Girit göçmeni bir ailenin kızı olan mimar İpek çok severek evlendiği ve hala aşık olduğu Umur'dan özgürlüğünü kısıtladığı gerekçesi ile ayrılmasına rağmen bağını tamamen koparamamıştır. Yeni müşterisi avukat Cihan Toker'i gören Umur'un onunla görüşmeyi kesmesini istemesi genç kadının sabrını taşırır ve eski eşiyle arasındaki mesafeyi açmaya karar verir. Bu arada büyük dedesinin anneannesine yazmış olduğu eski bir mektubu bulur. Bu mektupta okudukları ailesi ile birlikte bir Girit yolculuğuna karar vermelerine neden olur. Giritte bulacakları ise onu bambaşka bir ülkeye seyahate itecektir.

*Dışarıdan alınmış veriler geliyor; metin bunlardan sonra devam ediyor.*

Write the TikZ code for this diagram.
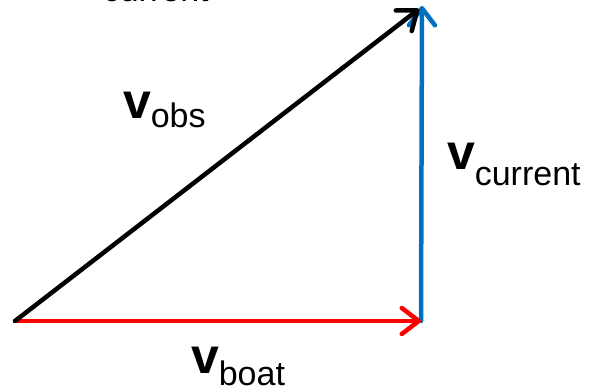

M.Ö 2600 de tanrılar tanrısı Zeus Frigya kralının kızı Europa'ya gördüğü anda aşık olur ve onu kaçırmaya karar verir. Bu aşktan doğan çocuklar Girit'te Avrupa uygarlığının temelini oluşturan bir devlet kuracaklardır.
1645 yılında Sultan İbrahim cariyesini onun oğlunu ve harem ağasını kaçıran korsanların Girit adasına sığınmaları nedeni ile adayı almaya karar verir. Yusuf Ağa'yı kaptan-ı deryalığa atayarak sefere çıkmasını emreder. Girit Osmanlı toprağı olduğunda valide Turhan Sultan oradaki saraya göndereceği kuyumcuya bir yüzük armağan eder. İnci ve safir taşlarla süslü bu yüzük adını mitolojik bir hikayeden alan Kuzey Tacı takımyıldızından esinlenilerek yapılmıştır ve aynı adı taşımaktadır. Yüzük kuşaktan kuşağa İpek'in ailesine kadar gelir.
1913'te Girit'te çıkan ayaklanmalar Türk halkının huzurunu bozmuştur. Reşat'ın ailesi adadan ana vatana göçme kararı alınca delikanlı yeni başlayan ilk aşkından ayrılmak zorunda kalır.